### Given material
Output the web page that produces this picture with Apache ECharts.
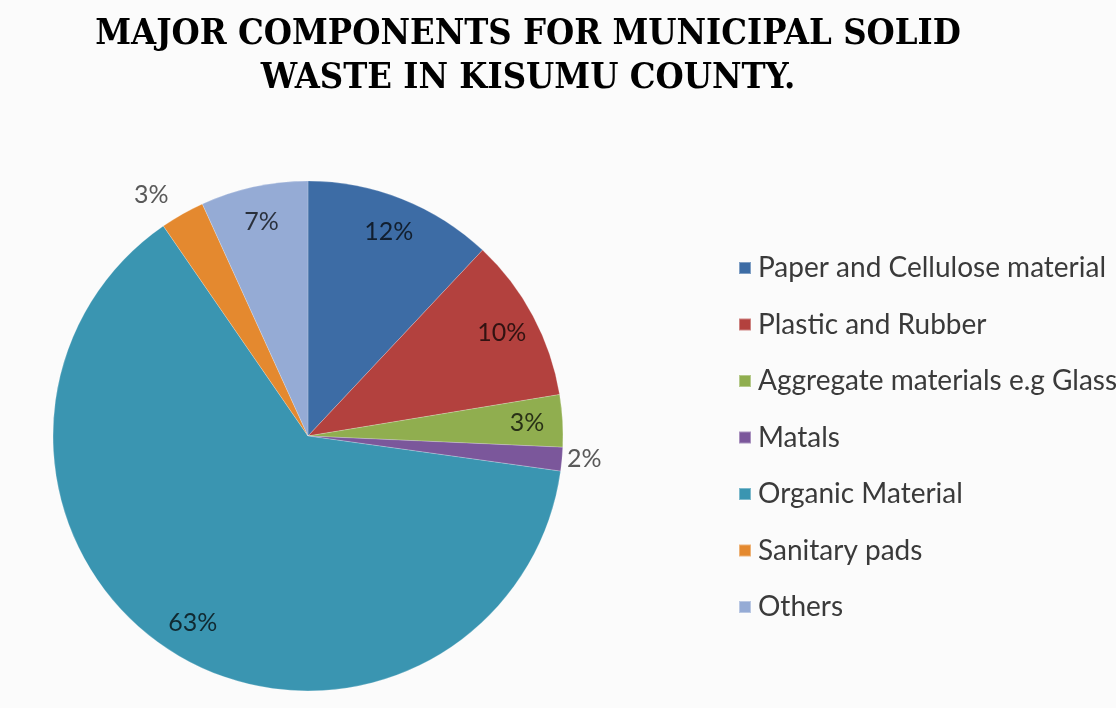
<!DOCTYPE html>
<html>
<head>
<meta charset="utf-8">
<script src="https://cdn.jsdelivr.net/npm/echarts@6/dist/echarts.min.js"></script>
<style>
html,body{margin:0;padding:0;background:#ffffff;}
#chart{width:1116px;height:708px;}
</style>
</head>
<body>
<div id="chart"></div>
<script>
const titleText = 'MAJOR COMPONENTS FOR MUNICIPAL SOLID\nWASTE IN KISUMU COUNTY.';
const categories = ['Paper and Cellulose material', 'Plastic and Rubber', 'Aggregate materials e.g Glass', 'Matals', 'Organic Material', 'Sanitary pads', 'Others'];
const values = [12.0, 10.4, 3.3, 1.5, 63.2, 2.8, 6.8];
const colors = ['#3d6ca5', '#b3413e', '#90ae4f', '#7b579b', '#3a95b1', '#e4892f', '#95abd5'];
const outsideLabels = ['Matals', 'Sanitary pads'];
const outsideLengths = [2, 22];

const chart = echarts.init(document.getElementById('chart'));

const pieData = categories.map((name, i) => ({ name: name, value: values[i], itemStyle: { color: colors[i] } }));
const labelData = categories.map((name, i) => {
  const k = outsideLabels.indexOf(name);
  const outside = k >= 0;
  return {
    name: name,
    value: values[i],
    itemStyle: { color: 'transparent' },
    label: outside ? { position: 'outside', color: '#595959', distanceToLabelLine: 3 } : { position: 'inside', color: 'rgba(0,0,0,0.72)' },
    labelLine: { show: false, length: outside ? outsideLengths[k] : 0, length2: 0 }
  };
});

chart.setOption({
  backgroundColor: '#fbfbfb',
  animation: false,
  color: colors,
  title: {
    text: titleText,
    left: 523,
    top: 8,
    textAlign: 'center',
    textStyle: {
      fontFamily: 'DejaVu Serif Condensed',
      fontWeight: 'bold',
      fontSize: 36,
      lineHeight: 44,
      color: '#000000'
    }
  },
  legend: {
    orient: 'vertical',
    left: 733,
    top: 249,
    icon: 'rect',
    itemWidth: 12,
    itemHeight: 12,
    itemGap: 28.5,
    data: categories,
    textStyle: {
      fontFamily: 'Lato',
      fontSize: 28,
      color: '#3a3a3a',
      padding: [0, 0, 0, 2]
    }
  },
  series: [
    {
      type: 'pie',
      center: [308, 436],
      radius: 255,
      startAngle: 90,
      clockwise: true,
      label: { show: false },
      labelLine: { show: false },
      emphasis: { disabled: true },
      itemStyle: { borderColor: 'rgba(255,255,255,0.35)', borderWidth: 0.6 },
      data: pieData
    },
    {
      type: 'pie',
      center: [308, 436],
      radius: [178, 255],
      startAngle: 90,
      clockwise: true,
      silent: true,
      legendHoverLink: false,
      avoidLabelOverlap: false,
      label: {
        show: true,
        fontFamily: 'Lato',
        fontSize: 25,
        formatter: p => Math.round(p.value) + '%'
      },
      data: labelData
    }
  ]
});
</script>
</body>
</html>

### Task to carry out
Transcribe the full listing above exactly, with the images removed.

### Complete response
Output the web page that produces this picture with Apache ECharts.
<!DOCTYPE html>
<html>
<head>
<meta charset="utf-8">
<script src="https://cdn.jsdelivr.net/npm/echarts@6/dist/echarts.min.js"></script>
<style>
html,body{margin:0;padding:0;background:#ffffff;}
#chart{width:1116px;height:708px;}
</style>
</head>
<body>
<div id="chart"></div>
<script>
const titleText = 'MAJOR COMPONENTS FOR MUNICIPAL SOLID\nWASTE IN KISUMU COUNTY.';
const categories = ['Paper and Cellulose material', 'Plastic and Rubber', 'Aggregate materials e.g Glass', 'Matals', 'Organic Material', 'Sanitary pads', 'Others'];
const values = [12.0, 10.4, 3.3, 1.5, 63.2, 2.8, 6.8];
const colors = ['#3d6ca5', '#b3413e', '#90ae4f', '#7b579b', '#3a95b1', '#e4892f', '#95abd5'];
const outsideLabels = ['Matals', 'Sanitary pads'];
const outsideLengths = [2, 22];

const chart = echarts.init(document.getElementById('chart'));

const pieData = categories.map((name, i) => ({ name: name, value: values[i], itemStyle: { color: colors[i] } }));
const labelData = categories.map((name, i) => {
  const k = outsideLabels.indexOf(name);
  const outside = k >= 0;
  return {
    name: name,
    value: values[i],
    itemStyle: { color: 'transparent' },
    label: outside ? { position: 'outside', color: '#595959', distanceToLabelLine: 3 } : { position: 'inside', color: 'rgba(0,0,0,0.72)' },
    labelLine: { show: false, length: outside ? outsideLengths[k] : 0, length2: 0 }
  };
});

chart.setOption({
  backgroundColor: '#fbfbfb',
  animation: false,
  color: colors,
  title: {
    text: titleText,
    left: 523,
    top: 8,
    textAlign: 'center',
    textStyle: {
      fontFamily: 'DejaVu Serif Condensed',
      fontWeight: 'bold',
      fontSize: 36,
      lineHeight: 44,
      color: '#000000'
    }
  },
  legend: {
    orient: 'vertical',
    left: 733,
    top: 249,
    icon: 'rect',
    itemWidth: 12,
    itemHeight: 12,
    itemGap: 28.5,
    data: categories,
    textStyle: {
      fontFamily: 'Lato',
      fontSize: 28,
      color: '#3a3a3a',
      padding: [0, 0, 0, 2]
    }
  },
  series: [
    {
      type: 'pie',
      center: [308, 436],
      radius: 255,
      startAngle: 90,
      clockwise: true,
      label: { show: false },
      labelLine: { show: false },
      emphasis: { disabled: true },
      itemStyle: { borderColor: 'rgba(255,255,255,0.35)', borderWidth: 0.6 },
      data: pieData
    },
    {
      type: 'pie',
      center: [308, 436],
      radius: [178, 255],
      startAngle: 90,
      clockwise: true,
      silent: true,
      legendHoverLink: false,
      avoidLabelOverlap: false,
      label: {
        show: true,
        fontFamily: 'Lato',
        fontSize: 25,
        formatter: p => Math.round(p.value) + '%'
      },
      data: labelData
    }
  ]
});
</script>
</body>
</html>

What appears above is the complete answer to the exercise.